GIVEN TASK: Extract word for word the lines of the listing from its start to the line holding "(45,3.5) -- (583,3.5);", both ends kept; pictures are not part of the copy.

STORED DATA:
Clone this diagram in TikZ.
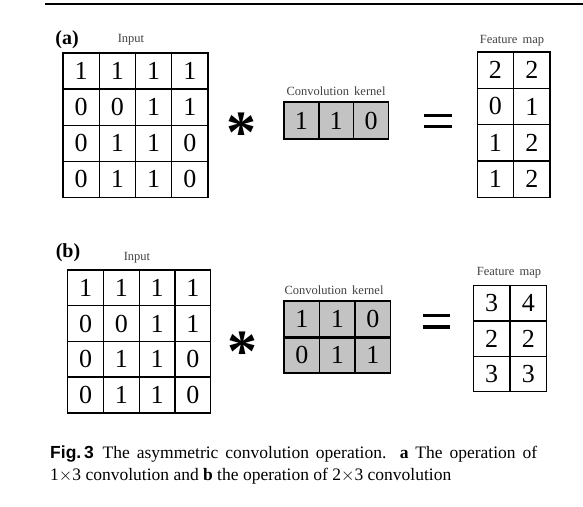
\documentclass[tikz,border=0pt]{standalone}
\usepackage{fontspec}
\setmainfont{Liberation Serif}
\newfontfamily\capsans{Liberation Sans}
\begin{document}
\begin{tikzpicture}[x=1pt,y=-1pt,
  cellbox/.style={draw=black, line width=1.4pt, inner sep=0pt, minimum width=#1, font=\fontsize{26}{26}\selectfont},
  kerncell/.style={cellbox=#1, fill=kgray},
  small/.style={font=\fontsize{12.5}{12.5}\selectfont, text=black!75, inner sep=0pt},
  panel/.style={font=\bfseries\fontsize{20}{20}\selectfont, inner sep=0pt},
  opstar/.style={font=\bfseries\fontsize{60}{60}\selectfont, inner sep=0pt},
  eqbar/.style={line width=3.5pt, black}
]
\definecolor{kgray}{RGB}{195,195,195}
\useasboundingbox (0,0) rectangle (583,506);
\draw[line width=2pt] (45,3.5) -- (583,3.5);

% ---------- (a) ----------
\node[panel] (la) at (67,40) {(a)};
\node[small] (ina) at (131,40) {Input};
\def\gx{63}\def\gy{53}\def\cw{36.25}\def\ch{36.1}
\foreach \r/\row in {0/{1,1,1,1},1/{0,0,1,1},2/{0,1,1,0},3/{0,1,1,0}}{
  \foreach \v [count=\c from 0] in \row {
    \node[cellbox=\cw, minimum height=\ch] (a-\r-\c) at ({\gx+\cw*(\c+0.5)},{\gy+\ch*(\r+0.5)}) {\v};
  }
}
\node[opstar] (sa) at (241,133) {*};
\node[small] (ka) at (336,91) {Convolution\, kernel};
\foreach \v [count=\c from 0] in {1,1,0}{
  \node[kerncell=34.8, minimum height=37] (ka-\c) at ({284+34.8*(\c+0.5)},120.5) {\v};
}
\coordinate (ea1) at (424,115.5); \coordinate (ea2) at (452,115.5);
\coordinate (ea3) at (424,126.5); \coordinate (ea4) at (452,126.5);
\draw[eqbar] (ea1) -- (ea2);
\draw[eqbar] (ea3) -- (ea4);
\node[small] (fa) at (512,41) {Feature\, map};
\foreach \r/\row in {0/{2,2},1/{0,1},2/{1,2},3/{1,2}}{
  \foreach \v [count=\c from 0] in \row {
    \node[cellbox=36.35, minimum height=36.3] (fa-\r-\c) at ({477.3+36.35*(\c+0.5)},{52+36.3*(\r+0.5)}) {\v};
  }
}

% ---------- (b) ----------
\node[panel] (lb) at (68,253) {(b)};
\node[small] (inb) at (137,258) {Input};
\foreach \r/\row in {0/{1,1,1,1},1/{0,0,1,1},2/{0,1,1,0},3/{0,1,1,0}}{
  \foreach \v [count=\c from 0] in \row {
    \node[cellbox=35.75, minimum height=35.7] (b-\r-\c) at ({67.7+35.75*(\c+0.5)},{270+35.7*(\r+0.5)}) {\v};
  }
}
\node[opstar] (sb) at (242,352) {*};
\node[small] (kb) at (334,290) {Convolution\, kernel};
\foreach \r/\row in {0/{1,1,0},1/{0,1,1}}{
  \foreach \v [count=\c from 0] in \row {
    \node[kerncell=35.5, minimum height=36] (kb-\r-\c) at ({284+35.5*(\c+0.5)},{301+36*(\r+0.5)}) {\v};
  }
}
\draw[line width=3pt] (kb-0-0.south west) -- (kb-0-2.south east);
\coordinate (eb1) at (423,315.5); \coordinate (eb2) at (450,315.5);
\coordinate (eb3) at (423,327); \coordinate (eb4) at (450,327);
\draw[eqbar] (eb1) -- (eb2);
\draw[eqbar] (eb3) -- (eb4);
\node[small] (fb) at (509,273) {Feature\, map};
\foreach \r/\row in {0/{3,4},1/{2,2},2/{3,3}}{
  \foreach \v [count=\c from 0] in \row {
    \node[cellbox=36.7, minimum height=35.3] (fb-\r-\c) at ({473.3+36.7*(\c+0.5)},{285.7+35.3*(\r+0.5)}) {\v};
  }
}

% ---------- caption ----------
\node[anchor=north west, inner sep=0pt, text width=487pt, align=justify,
      font=\fontsize{17.5}{21.3}\selectfont] (cap) at (50,446)
  {{\capsans\bfseries Fig.\,3}\enspace The asymmetric convolution operation. \textbf{a} The operation of\linebreak
   1$\times$3 convolution and \textbf{b} the operation of 2$\times$3 convolution};
\end{tikzpicture}
\end{document}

RESULT OF THE EXERCISE:
Clone this diagram in TikZ.
\documentclass[tikz,border=0pt]{standalone}
\usepackage{fontspec}
\setmainfont{Liberation Serif}
\newfontfamily\capsans{Liberation Sans}
\begin{document}
\begin{tikzpicture}[x=1pt,y=-1pt,
  cellbox/.style={draw=black, line width=1.4pt, inner sep=0pt, minimum width=#1, font=\fontsize{26}{26}\selectfont},
  kerncell/.style={cellbox=#1, fill=kgray},
  small/.style={font=\fontsize{12.5}{12.5}\selectfont, text=black!75, inner sep=0pt},
  panel/.style={font=\bfseries\fontsize{20}{20}\selectfont, inner sep=0pt},
  opstar/.style={font=\bfseries\fontsize{60}{60}\selectfont, inner sep=0pt},
  eqbar/.style={line width=3.5pt, black}
]
\definecolor{kgray}{RGB}{195,195,195}
\useasboundingbox (0,0) rectangle (583,506);
\draw[line width=2pt] (45,3.5) -- (583,3.5);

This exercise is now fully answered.